▶ [Task description] Start at the line where "Give me the TikZ source for this diagram." appears and end at the line where "(14,473) -- (1747,473)" appears; repeat those lines exactly, both ends included, leaving pictures behind.

++++++++++++++++++++

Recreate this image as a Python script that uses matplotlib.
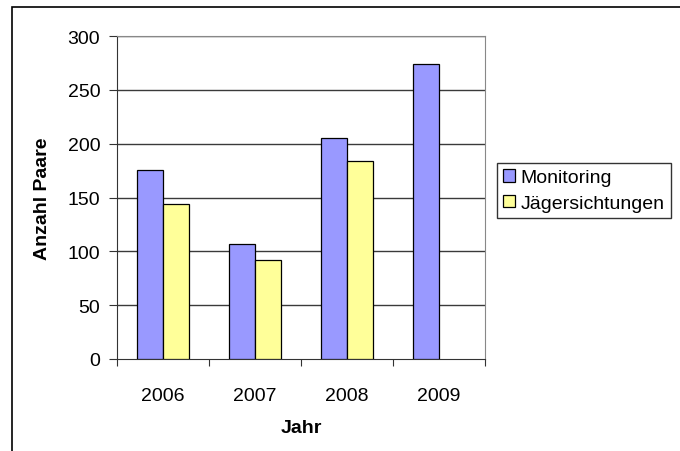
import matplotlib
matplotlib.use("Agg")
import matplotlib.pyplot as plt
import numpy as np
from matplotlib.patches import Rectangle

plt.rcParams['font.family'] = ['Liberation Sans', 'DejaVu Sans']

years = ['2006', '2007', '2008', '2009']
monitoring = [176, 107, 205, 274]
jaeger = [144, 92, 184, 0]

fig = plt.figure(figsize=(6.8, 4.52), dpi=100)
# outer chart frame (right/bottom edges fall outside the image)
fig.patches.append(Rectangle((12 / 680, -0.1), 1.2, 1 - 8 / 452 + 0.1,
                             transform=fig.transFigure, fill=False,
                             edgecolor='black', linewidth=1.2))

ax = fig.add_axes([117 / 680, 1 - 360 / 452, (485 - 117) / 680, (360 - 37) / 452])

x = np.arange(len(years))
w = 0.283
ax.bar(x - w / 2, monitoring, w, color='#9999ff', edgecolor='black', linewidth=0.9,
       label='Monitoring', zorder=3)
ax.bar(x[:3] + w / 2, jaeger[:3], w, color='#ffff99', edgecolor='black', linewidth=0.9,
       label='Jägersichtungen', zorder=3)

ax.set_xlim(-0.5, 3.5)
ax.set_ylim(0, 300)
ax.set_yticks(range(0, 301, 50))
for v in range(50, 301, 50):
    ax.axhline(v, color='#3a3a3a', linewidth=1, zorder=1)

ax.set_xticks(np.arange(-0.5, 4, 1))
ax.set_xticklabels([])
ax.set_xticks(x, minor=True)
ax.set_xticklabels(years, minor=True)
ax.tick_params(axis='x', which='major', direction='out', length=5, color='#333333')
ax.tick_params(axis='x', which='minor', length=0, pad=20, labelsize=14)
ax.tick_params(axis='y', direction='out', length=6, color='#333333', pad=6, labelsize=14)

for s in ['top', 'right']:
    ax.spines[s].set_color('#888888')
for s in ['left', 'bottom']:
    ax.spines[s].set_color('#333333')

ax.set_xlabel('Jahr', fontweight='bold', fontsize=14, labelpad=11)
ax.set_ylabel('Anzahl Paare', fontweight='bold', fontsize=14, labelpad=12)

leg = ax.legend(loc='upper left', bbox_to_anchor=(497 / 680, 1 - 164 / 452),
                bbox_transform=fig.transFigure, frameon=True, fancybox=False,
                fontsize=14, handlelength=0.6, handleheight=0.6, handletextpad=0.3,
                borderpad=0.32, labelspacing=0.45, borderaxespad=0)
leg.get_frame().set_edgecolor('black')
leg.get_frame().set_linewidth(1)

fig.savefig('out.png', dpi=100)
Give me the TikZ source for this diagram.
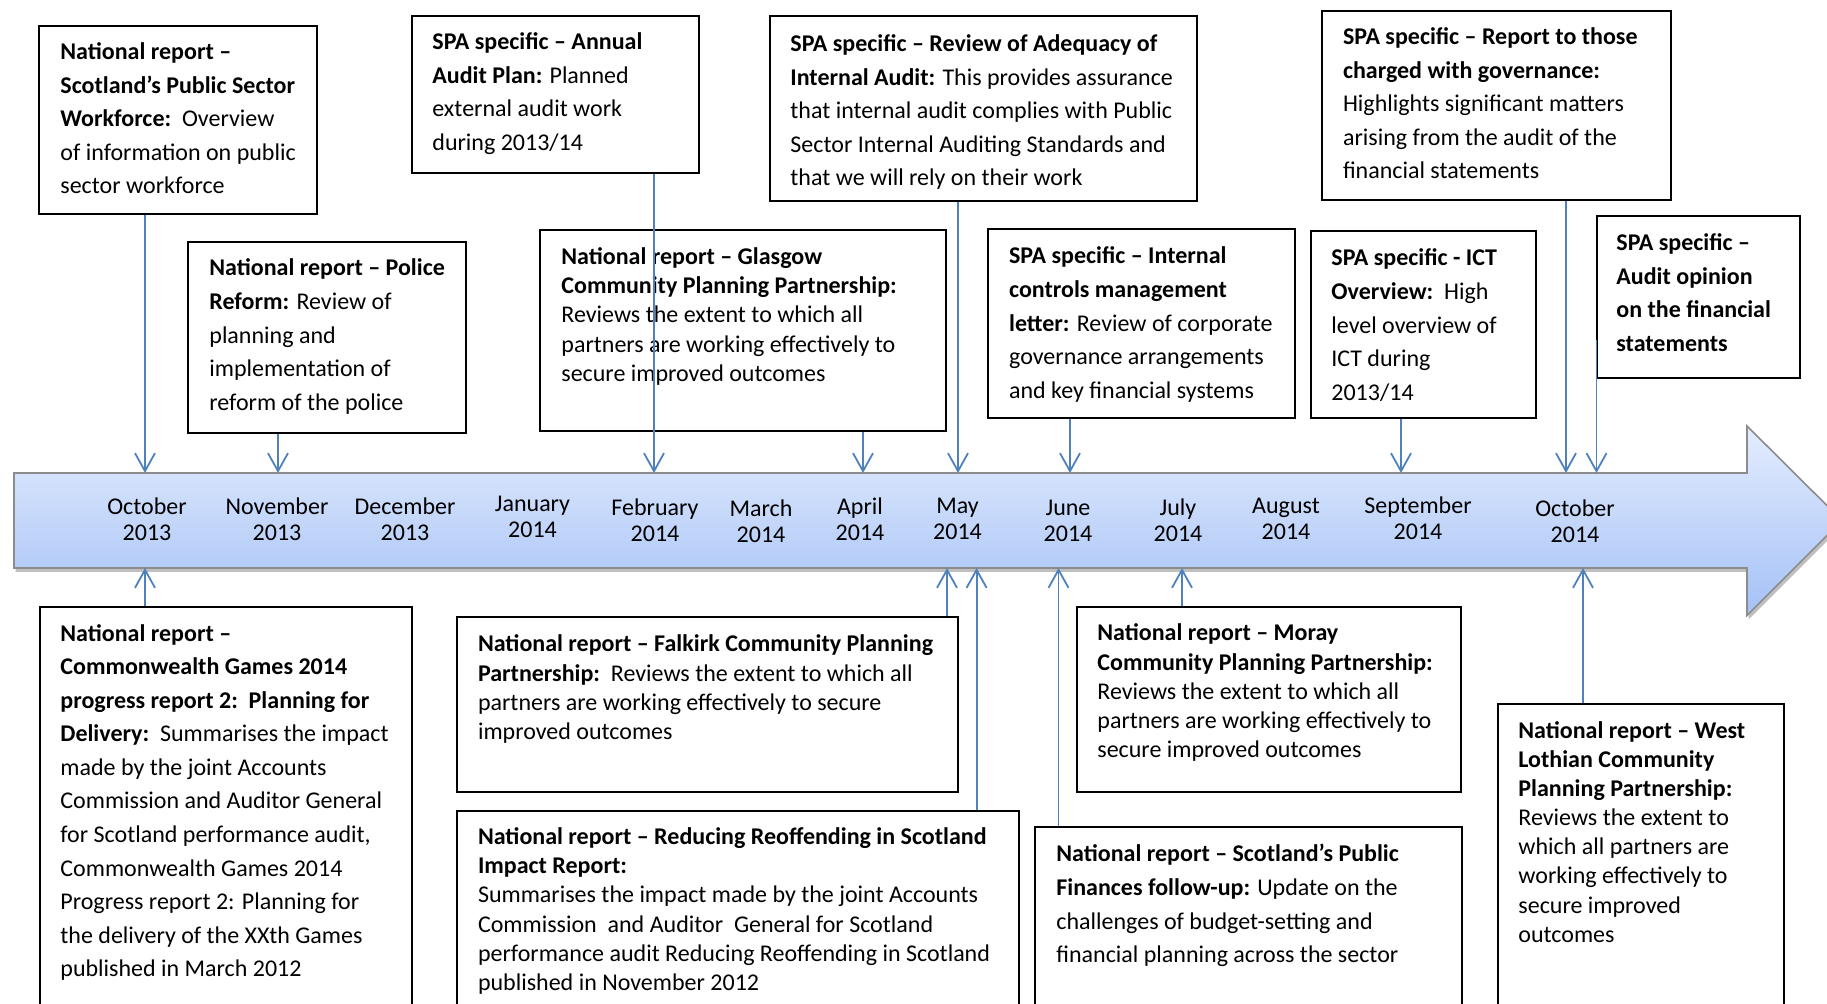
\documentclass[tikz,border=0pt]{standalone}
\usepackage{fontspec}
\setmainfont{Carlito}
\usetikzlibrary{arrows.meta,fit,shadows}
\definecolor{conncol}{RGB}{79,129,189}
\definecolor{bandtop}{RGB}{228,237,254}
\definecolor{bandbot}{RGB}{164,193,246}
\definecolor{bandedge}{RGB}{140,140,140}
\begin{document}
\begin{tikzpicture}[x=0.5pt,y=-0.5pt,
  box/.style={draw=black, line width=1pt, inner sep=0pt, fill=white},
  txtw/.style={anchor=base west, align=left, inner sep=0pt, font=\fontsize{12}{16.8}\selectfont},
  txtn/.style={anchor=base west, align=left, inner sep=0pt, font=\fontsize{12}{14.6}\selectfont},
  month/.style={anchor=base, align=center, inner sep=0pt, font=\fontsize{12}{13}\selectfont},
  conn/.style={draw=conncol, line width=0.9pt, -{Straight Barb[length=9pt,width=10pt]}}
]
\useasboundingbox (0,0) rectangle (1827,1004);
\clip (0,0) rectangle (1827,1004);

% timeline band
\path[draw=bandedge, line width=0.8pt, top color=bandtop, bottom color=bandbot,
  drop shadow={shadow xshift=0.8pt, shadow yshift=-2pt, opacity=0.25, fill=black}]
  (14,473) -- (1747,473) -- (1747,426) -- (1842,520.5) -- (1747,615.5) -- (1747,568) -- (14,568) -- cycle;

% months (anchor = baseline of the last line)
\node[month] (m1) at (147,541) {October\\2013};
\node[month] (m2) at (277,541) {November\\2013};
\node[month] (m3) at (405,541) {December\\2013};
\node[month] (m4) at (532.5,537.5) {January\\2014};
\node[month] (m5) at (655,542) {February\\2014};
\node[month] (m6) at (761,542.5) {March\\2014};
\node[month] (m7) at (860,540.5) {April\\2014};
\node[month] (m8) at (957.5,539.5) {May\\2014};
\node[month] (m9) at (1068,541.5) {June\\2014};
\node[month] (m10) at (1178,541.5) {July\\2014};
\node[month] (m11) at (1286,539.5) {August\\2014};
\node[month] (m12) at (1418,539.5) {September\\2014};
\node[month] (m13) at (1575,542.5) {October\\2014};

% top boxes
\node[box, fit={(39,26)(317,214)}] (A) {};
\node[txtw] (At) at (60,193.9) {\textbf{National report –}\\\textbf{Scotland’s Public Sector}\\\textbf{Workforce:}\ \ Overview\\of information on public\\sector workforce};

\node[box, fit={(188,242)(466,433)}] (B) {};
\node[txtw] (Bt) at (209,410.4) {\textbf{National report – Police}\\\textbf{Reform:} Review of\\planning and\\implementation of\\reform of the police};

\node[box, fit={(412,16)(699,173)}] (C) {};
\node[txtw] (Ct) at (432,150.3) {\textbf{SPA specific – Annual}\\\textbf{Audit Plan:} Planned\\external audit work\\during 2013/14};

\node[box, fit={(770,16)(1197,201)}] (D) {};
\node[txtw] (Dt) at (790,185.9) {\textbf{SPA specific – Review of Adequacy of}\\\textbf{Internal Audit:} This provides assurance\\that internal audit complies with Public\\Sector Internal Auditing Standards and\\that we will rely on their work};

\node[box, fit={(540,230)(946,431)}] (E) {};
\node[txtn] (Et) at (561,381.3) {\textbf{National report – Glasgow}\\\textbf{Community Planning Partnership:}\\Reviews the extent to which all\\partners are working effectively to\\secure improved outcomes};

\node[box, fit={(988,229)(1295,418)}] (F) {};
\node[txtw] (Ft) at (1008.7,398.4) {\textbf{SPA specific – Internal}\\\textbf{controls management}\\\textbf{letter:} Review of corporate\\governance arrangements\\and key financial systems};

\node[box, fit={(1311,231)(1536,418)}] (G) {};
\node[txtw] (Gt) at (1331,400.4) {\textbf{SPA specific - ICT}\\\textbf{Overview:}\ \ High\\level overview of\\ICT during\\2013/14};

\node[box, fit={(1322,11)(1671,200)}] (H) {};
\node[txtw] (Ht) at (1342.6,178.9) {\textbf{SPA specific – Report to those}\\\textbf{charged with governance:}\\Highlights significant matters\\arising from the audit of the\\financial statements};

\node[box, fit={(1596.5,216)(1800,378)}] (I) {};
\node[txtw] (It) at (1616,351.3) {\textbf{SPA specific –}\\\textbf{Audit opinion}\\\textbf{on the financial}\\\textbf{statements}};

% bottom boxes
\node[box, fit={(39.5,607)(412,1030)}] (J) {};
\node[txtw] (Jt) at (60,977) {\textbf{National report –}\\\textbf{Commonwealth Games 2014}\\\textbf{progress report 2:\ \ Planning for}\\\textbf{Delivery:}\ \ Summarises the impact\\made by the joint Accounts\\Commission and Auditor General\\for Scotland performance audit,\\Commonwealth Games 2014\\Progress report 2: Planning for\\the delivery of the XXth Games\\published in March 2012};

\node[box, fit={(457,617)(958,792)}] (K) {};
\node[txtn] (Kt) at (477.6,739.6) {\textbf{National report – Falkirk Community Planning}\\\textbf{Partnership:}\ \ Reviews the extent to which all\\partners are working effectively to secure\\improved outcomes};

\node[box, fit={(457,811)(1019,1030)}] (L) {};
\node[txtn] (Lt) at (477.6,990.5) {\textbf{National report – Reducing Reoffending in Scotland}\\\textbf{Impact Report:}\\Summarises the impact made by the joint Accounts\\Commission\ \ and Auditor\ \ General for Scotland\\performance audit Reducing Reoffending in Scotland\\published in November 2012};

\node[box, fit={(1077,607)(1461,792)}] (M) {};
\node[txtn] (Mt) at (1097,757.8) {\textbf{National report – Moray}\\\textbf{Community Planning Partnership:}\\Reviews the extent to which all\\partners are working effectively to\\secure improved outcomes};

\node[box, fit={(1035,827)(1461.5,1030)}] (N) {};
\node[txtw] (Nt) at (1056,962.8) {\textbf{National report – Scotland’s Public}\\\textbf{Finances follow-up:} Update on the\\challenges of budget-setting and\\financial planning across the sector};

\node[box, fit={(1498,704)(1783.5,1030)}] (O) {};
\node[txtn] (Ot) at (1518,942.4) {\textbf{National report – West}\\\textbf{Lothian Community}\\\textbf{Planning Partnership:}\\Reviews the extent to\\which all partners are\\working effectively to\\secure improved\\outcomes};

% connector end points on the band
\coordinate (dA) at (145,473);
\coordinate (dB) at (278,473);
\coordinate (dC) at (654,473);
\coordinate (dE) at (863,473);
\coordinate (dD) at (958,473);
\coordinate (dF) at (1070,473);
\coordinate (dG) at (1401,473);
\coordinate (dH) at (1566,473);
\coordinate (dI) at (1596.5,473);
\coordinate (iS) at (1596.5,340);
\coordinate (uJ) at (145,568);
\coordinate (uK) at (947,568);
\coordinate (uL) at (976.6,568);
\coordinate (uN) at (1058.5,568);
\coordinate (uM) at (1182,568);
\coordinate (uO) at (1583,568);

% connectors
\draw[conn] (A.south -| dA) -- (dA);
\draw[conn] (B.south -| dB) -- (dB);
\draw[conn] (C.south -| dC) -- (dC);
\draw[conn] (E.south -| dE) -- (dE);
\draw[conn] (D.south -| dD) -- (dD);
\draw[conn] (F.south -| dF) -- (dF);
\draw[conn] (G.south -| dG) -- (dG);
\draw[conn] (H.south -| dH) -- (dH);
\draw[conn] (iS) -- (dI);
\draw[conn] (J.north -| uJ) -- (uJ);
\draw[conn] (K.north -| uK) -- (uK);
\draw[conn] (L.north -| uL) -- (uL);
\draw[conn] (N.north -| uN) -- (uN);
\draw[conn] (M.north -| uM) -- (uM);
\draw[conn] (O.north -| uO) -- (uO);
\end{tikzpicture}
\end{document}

++++++++++++++++++++

▶ [Expected answer]
Give me the TikZ source for this diagram.
\documentclass[tikz,border=0pt]{standalone}
\usepackage{fontspec}
\setmainfont{Carlito}
\usetikzlibrary{arrows.meta,fit,shadows}
\definecolor{conncol}{RGB}{79,129,189}
\definecolor{bandtop}{RGB}{228,237,254}
\definecolor{bandbot}{RGB}{164,193,246}
\definecolor{bandedge}{RGB}{140,140,140}
\begin{document}
\begin{tikzpicture}[x=0.5pt,y=-0.5pt,
  box/.style={draw=black, line width=1pt, inner sep=0pt, fill=white},
  txtw/.style={anchor=base west, align=left, inner sep=0pt, font=\fontsize{12}{16.8}\selectfont},
  txtn/.style={anchor=base west, align=left, inner sep=0pt, font=\fontsize{12}{14.6}\selectfont},
  month/.style={anchor=base, align=center, inner sep=0pt, font=\fontsize{12}{13}\selectfont},
  conn/.style={draw=conncol, line width=0.9pt, -{Straight Barb[length=9pt,width=10pt]}}
]
\useasboundingbox (0,0) rectangle (1827,1004);
\clip (0,0) rectangle (1827,1004);

% timeline band
\path[draw=bandedge, line width=0.8pt, top color=bandtop, bottom color=bandbot,
  drop shadow={shadow xshift=0.8pt, shadow yshift=-2pt, opacity=0.25, fill=black}]
  (14,473) -- (1747,473) -- (1747,426) -- (1842,520.5) -- (1747,615.5) -- (1747,568) -- (14,568) -- cycle;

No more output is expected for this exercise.